L’approfondimento delle religioni e delle filosofie orientali è stato un modo di invecchiare più serenamente?
«Non c’era bisogno di cercare tanto lontano, perché anche la nostra religione esprime gli stessi sentimenti. Si dice che le predicazioni di Gesù abbiano raggiunto mezzo mondo, che sia stato in Grecia, a Roma, e persino in India. Non ci sono racconti sulla vita di Cristo dall’adolescenza ai trent’anni. Cos’ha fatto in tutto quel tempo? Di sicuro è stato il primo hippie» .
La canzone “Los Invisibles”, che anticipa l’album, è ispirata all’emergenza rifugiati?
«Esattamente. Ma gli invisibili sono anche quelli che lavano i piatti, cambiano la biancheria, puliscono le latrine, badano ai bambini e agli anziani, fanno i giardinieri.
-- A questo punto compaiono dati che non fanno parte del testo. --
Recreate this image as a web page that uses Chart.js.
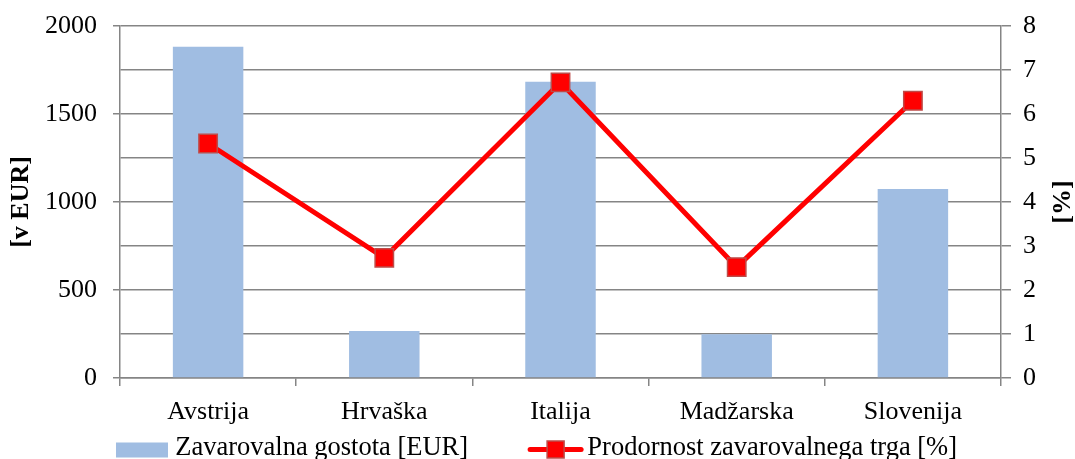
<!DOCTYPE html>
<html>
<head>
<meta charset="utf-8">
<script src="https://cdn.jsdelivr.net/npm/chart.js@4/dist/chart.umd.min.js"></script>
<style>
  html, body { margin: 0; padding: 0; background: #fff; }
  #wrap { width: 1075px; height: 459px; }
</style>
</head>
<body>
<div id="wrap"><canvas id="c" width="1075" height="459"></canvas></div>
<script>
const categories = ['Avstrija', 'Hrvaška', 'Italija', 'Madžarska', 'Slovenija'];
const densityEUR = [1882, 267, 1683, 248, 1074];
const penetrationPct = [5.33, 2.73, 6.72, 2.52, 6.30];
const seriesLabels = ['Zavarovalna gostota [EUR]', 'Prodornost zavarovalnega trga [%]'];
const leftTitle = '[v EUR]';
const rightTitle = '[%]';

const FAMILY = '"Liberation Serif", "Times New Roman", serif';
const GRID = '#858585';
const BAR = '#a0bde2';
const LINE = '#ff0000';
const MARKER_BORDER = '#be4b48';
const LEGEND_PAD = 62;
const LEGEND_FONT = 26.5;
const LEGEND_TEXT_Y = 448.5;

const overlay = {
  id: 'overlay',
  afterLayout(chart) {
    const lg = chart.legend;
    if (lg) {
      lg.top = LEGEND_TEXT_Y - LEGEND_PAD - LEGEND_FONT / 2;
      lg.bottom = lg.top + lg.height;
    }
  },
  afterDraw(chart) {
    const ctx = chart.ctx;
    const area = chart.chartArea;
    const y1 = chart.scales.y1;
    // right axis title, reading bottom-to-top
    ctx.save();
    ctx.font = 'bold 26px ' + FAMILY;
    ctx.fillStyle = '#000';
    ctx.textAlign = 'center';
    ctx.textBaseline = 'middle';
    ctx.translate(y1.right - 12, (area.top + area.bottom) / 2);
    ctx.rotate(-Math.PI / 2);
    ctx.fillText(rightTitle, 0, 0);
    ctx.restore();
    // legend swatches
    const boxes = chart.legend && chart.legend.legendHitBoxes;
    if (boxes && boxes[0]) {
      const b = boxes[0];
      const cy = b.top + b.height / 2 + 1.5;
      ctx.save();
      ctx.fillStyle = BAR;
      ctx.fillRect(b.left - 2, cy - 7.5, 52, 15);
      ctx.restore();
    }
    if (boxes && boxes[1]) {
      const b = boxes[1];
      const cy = b.top + b.height / 2 + 1;
      const x0 = b.left - 2, x1 = b.left + 53;
      ctx.save();
      ctx.strokeStyle = LINE;
      ctx.lineWidth = 5;
      ctx.lineCap = 'round';
      ctx.beginPath();
      ctx.moveTo(x0 + 2, cy);
      ctx.lineTo(x1 - 2, cy);
      ctx.stroke();
      const cx = (x0 + x1) / 2;
      ctx.fillStyle = LINE;
      ctx.fillRect(cx - 8.5, cy - 8.5, 17, 17);
      ctx.strokeStyle = MARKER_BORDER;
      ctx.lineWidth = 1.5;
      ctx.strokeRect(cx - 8.5, cy - 8.5, 17, 17);
      ctx.restore();
    }
  }
};

new Chart(document.getElementById('c'), {
  type: 'bar',
  data: {
    labels: categories,
    datasets: [
      {
        type: 'bar',
        label: seriesLabels[0],
        data: densityEUR,
        yAxisID: 'y',
        backgroundColor: BAR,
        borderWidth: 0,
        barPercentage: 1,
        categoryPercentage: 0.4,
        order: 1
      },
      {
        type: 'line',
        label: seriesLabels[1],
        data: penetrationPct,
        yAxisID: 'y1',
        borderColor: LINE,
        backgroundColor: LINE,
        borderWidth: 5,
        tension: 0,
        pointStyle: 'rect',
        pointRadius: 13,
        pointHoverRadius: 13,
        pointBackgroundColor: LINE,
        pointBorderColor: MARKER_BORDER,
        pointBorderWidth: 1.5,
        clip: false,
        order: 0
      }
    ]
  },
  options: {
    responsive: false,
    animation: false,
    layout: { padding: { top: 26, bottom: -67.5, left: 0, right: 0 } },
    plugins: {
      tooltip: { enabled: false },
      legend: {
        position: 'bottom',
        labels: {
          font: { family: FAMILY, size: LEGEND_FONT },
          color: '#000',
          boxWidth: 44,
          boxHeight: 15,
          padding: LEGEND_PAD,
          sort: (a, b) => a.datasetIndex - b.datasetIndex,
          generateLabels(chart) {
            const items = Chart.defaults.plugins.legend.labels.generateLabels(chart);
            items.forEach(it => {
              it.lineWidth = 0;
              it.fillStyle = 'rgba(0,0,0,0)';
              it.strokeStyle = 'rgba(0,0,0,0)';
            });
            return items;
          }
        }
      }
    },
    scales: {
      x: {
        grid: { display: true, drawOnChartArea: false, offset: true, tickLength: 8, color: GRID, lineWidth: 1.5 },
        border: { color: GRID, width: 1.5 },
        ticks: { font: { family: FAMILY, size: 26 }, color: '#000', padding: 11, maxRotation: 0, autoSkip: false },
        afterFit(s) { s.height = 50; }
      },
      y: {
        position: 'left',
        min: 0,
        max: 2000,
        ticks: {
          stepSize: 250,
          font: { family: FAMILY, size: 26, lineHeight: 0.5 },
          color: '#000',
          padding: 16,
          autoSkip: false,
          callback: (v) => (v % 500 === 0 ? String(v) : '')
        },
        grid: {
          color: GRID,
          lineWidth: 1.5,
          tickLength: 7,
          tickColor: (c) => (c.tick && c.tick.value % 500 === 0 ? GRID : 'rgba(0,0,0,0)')
        },
        border: { color: GRID, width: 1.5 },
        title: {
          display: true,
          text: leftTitle,
          color: '#000',
          font: { family: FAMILY, size: 26, weight: 'bold' },
          padding: { top: 6, bottom: 0 }
        },
        afterFit(s) { s.width = 120; }
      },
      y1: {
        position: 'right',
        min: 0,
        max: 8,
        ticks: { stepSize: 1, font: { family: FAMILY, size: 26, lineHeight: 0.5 }, color: '#000', padding: 12 },
        grid: { drawOnChartArea: false, tickLength: 10, color: GRID, lineWidth: 1.5 },
        border: { color: GRID, width: 1.5 },
        afterFit(s) { s.width = 74; }
      }
    }
  },
  plugins: [overlay]
});
</script>
</body>
</html>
Selena (icona della musica latina assassinata a 23 anni, nel 1995) diceva: “Io esprimo i sogni e le aspirazioni della mia gente”. Io dico: esprimo i sogni e le aspirazioni del mondo intero, perché tutti contribuiscono a far girare la ruota, a alimentare sentimenti di empatia e compassione e onestà — senza bisogno di muri. Dobbiamo trasformare la faccia della paura: combattere avidità, ignoranza e oscurità con il potere della preghiera; questo è la musica, es un encanto (dice in spagnolo), viene da dentro, come la preghiera. Il mio messaggio è lo stesso di John Lennon, Marvin Gaye, John Coltrane e Bob Marley: vogliamo guarire il mondo con grazia, eleganza e creatività».
Anche lei fu un “invisible”, quando da Tijuana arrivò a San Francisco, prima di trovare nella musica una risorsa materiale e spirituale. Sarebbe stato un viaggio ben più tormentato nell’America di Trump.
«Lyndon B. Johnson, Richard Nixon, Ronald Reagan, Donald Trump… lo stesso uomo, maschere diverse. Non vedo risorse nella politica, solo nell’incessante interazione tra gli umani e gli arcangeli».
Come giudica il mondo della musica nell’era dei talent show?
«Le gare musicali ci sono sempre state. Alla gente piacciono le competizioni, di qualsiasi tipo, football, automobilismo, canzoni.
Mettiamola così: un vincitore è un vincitore, anche quando perde; un perdente è un perdente, anche quando vince».